--- BEGIN RECORD EXTRACTS ---

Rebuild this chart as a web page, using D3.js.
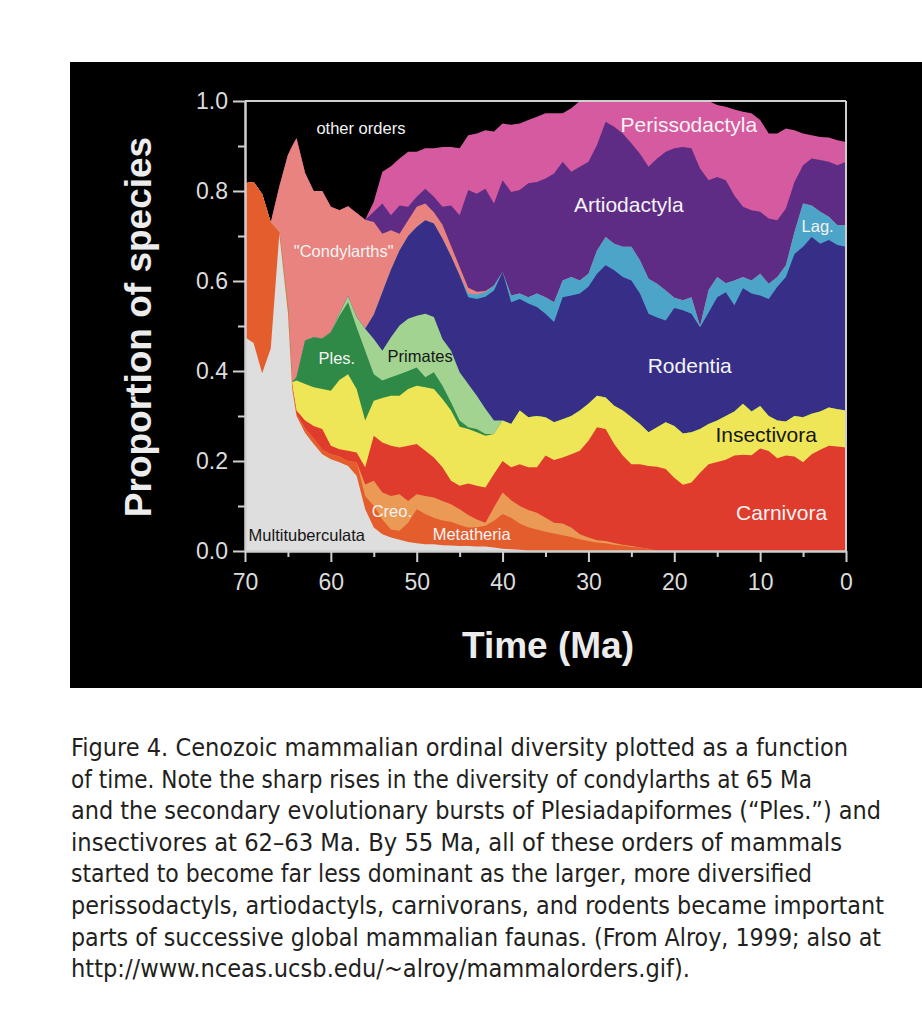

--- END RECORD EXTRACTS ---
--- BEGIN RECORD EXTRACTS ---

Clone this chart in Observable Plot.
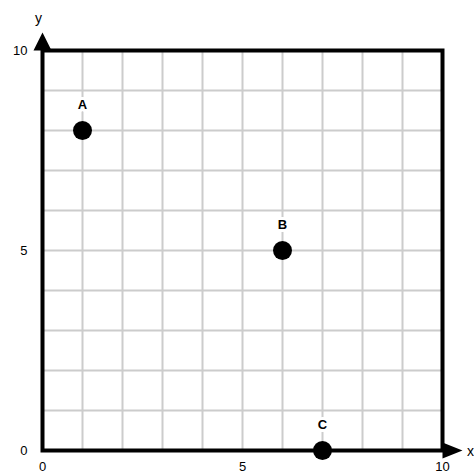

--- END RECORD EXTRACTS ---
--- BEGIN RECORD EXTRACTS ---

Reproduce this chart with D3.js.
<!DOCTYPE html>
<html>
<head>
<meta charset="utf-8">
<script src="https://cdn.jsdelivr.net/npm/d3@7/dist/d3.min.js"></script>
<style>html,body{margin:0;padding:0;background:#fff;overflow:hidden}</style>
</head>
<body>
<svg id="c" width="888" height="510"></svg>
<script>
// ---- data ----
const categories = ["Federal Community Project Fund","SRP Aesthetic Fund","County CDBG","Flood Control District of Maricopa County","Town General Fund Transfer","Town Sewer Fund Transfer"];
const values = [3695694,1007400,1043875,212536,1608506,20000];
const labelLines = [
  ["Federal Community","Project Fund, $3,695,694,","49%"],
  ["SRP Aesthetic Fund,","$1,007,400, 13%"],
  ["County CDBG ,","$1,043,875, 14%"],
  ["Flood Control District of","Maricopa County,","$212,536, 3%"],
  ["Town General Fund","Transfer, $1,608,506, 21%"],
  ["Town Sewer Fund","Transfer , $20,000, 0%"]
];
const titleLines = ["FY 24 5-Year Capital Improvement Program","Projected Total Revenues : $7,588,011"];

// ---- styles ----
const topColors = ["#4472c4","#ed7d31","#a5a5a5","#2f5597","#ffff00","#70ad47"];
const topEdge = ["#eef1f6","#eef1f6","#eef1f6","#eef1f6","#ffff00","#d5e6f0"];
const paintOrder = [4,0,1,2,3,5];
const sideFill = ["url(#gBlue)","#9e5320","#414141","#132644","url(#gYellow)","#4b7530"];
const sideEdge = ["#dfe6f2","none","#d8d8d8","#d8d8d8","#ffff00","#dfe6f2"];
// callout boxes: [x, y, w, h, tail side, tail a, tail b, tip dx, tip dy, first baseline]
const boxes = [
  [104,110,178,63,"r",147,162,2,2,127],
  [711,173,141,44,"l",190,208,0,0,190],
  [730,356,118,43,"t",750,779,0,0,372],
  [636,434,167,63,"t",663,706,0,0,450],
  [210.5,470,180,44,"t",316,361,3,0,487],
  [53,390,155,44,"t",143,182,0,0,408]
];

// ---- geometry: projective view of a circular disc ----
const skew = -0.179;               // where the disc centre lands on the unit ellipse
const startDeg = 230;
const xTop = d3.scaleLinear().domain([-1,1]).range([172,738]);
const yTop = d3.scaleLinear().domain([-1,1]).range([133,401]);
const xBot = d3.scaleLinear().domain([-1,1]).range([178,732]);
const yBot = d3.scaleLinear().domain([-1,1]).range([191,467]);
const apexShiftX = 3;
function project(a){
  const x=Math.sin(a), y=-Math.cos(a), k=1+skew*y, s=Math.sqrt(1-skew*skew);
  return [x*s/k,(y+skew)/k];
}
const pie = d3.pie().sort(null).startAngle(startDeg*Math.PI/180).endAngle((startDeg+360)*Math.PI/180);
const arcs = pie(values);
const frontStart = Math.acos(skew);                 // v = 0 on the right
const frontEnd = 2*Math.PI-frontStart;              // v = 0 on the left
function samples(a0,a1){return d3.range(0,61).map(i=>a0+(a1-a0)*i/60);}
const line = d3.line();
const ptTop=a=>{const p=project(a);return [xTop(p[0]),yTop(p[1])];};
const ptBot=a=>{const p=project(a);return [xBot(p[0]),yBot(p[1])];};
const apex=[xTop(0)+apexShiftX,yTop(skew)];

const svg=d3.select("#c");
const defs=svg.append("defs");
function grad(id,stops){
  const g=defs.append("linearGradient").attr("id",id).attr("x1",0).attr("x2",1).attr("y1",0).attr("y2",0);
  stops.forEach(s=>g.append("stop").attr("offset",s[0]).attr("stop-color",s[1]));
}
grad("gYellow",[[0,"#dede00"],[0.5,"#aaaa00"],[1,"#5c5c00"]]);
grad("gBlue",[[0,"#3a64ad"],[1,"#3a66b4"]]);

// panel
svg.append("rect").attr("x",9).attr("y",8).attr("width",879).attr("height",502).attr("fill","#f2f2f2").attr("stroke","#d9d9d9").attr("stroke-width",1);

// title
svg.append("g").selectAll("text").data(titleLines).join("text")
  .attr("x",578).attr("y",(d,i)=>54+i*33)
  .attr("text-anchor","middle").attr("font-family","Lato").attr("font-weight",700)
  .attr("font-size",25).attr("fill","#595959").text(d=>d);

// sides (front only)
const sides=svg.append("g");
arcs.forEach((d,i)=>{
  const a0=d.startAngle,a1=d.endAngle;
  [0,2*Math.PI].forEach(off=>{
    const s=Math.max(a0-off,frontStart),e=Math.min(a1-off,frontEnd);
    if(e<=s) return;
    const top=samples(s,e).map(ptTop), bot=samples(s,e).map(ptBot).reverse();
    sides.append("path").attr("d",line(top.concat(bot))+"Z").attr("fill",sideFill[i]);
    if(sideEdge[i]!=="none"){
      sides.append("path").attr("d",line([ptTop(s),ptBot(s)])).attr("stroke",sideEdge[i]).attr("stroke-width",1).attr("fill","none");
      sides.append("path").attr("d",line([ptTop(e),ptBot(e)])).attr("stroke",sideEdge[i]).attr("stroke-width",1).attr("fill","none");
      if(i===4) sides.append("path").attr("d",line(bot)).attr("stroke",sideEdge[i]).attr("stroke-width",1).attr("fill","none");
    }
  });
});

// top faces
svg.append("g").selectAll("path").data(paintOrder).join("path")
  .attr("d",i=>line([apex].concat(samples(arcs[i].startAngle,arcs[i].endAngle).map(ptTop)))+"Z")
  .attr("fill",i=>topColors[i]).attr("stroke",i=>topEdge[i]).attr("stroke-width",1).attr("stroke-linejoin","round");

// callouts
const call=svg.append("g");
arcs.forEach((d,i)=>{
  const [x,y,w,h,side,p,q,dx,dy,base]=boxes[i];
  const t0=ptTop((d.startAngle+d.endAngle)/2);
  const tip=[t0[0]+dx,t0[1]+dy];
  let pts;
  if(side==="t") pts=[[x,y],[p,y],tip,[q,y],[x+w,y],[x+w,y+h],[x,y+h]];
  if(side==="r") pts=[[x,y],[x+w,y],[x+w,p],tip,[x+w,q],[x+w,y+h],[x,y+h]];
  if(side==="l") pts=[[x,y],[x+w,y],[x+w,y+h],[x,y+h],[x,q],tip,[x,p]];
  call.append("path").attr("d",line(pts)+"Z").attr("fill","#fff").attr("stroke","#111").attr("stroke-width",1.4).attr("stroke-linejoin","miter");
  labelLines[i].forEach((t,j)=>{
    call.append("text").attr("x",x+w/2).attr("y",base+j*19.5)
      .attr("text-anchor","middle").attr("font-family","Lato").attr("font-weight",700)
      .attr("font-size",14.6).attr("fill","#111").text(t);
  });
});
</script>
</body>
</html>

--- END RECORD EXTRACTS ---

● GIVEN EXERCISE: Exactly those lines that run from the line with "Reproduce this chart with D3.js." through the line with "24 5-Year Capital" are to be reproduced; both end lines belong to the range.

● WRITTEN ANSWER:
Reproduce this chart with D3.js.
<!DOCTYPE html>
<html>
<head>
<meta charset="utf-8">
<script src="https://cdn.jsdelivr.net/npm/d3@7/dist/d3.min.js"></script>
<style>html,body{margin:0;padding:0;background:#fff;overflow:hidden}</style>
</head>
<body>
<svg id="c" width="888" height="510"></svg>
<script>
// ---- data ----
const categories = ["Federal Community Project Fund","SRP Aesthetic Fund","County CDBG","Flood Control District of Maricopa County","Town General Fund Transfer","Town Sewer Fund Transfer"];
const values = [3695694,1007400,1043875,212536,1608506,20000];
const labelLines = [
  ["Federal Community","Project Fund, $3,695,694,","49%"],
  ["SRP Aesthetic Fund,","$1,007,400, 13%"],
  ["County CDBG ,","$1,043,875, 14%"],
  ["Flood Control District of","Maricopa County,","$212,536, 3%"],
  ["Town General Fund","Transfer, $1,608,506, 21%"],
  ["Town Sewer Fund","Transfer , $20,000, 0%"]
];
const titleLines = ["FY 24 5-Year Capital Improvement Program","Projected Total Revenues : $7,588,011"];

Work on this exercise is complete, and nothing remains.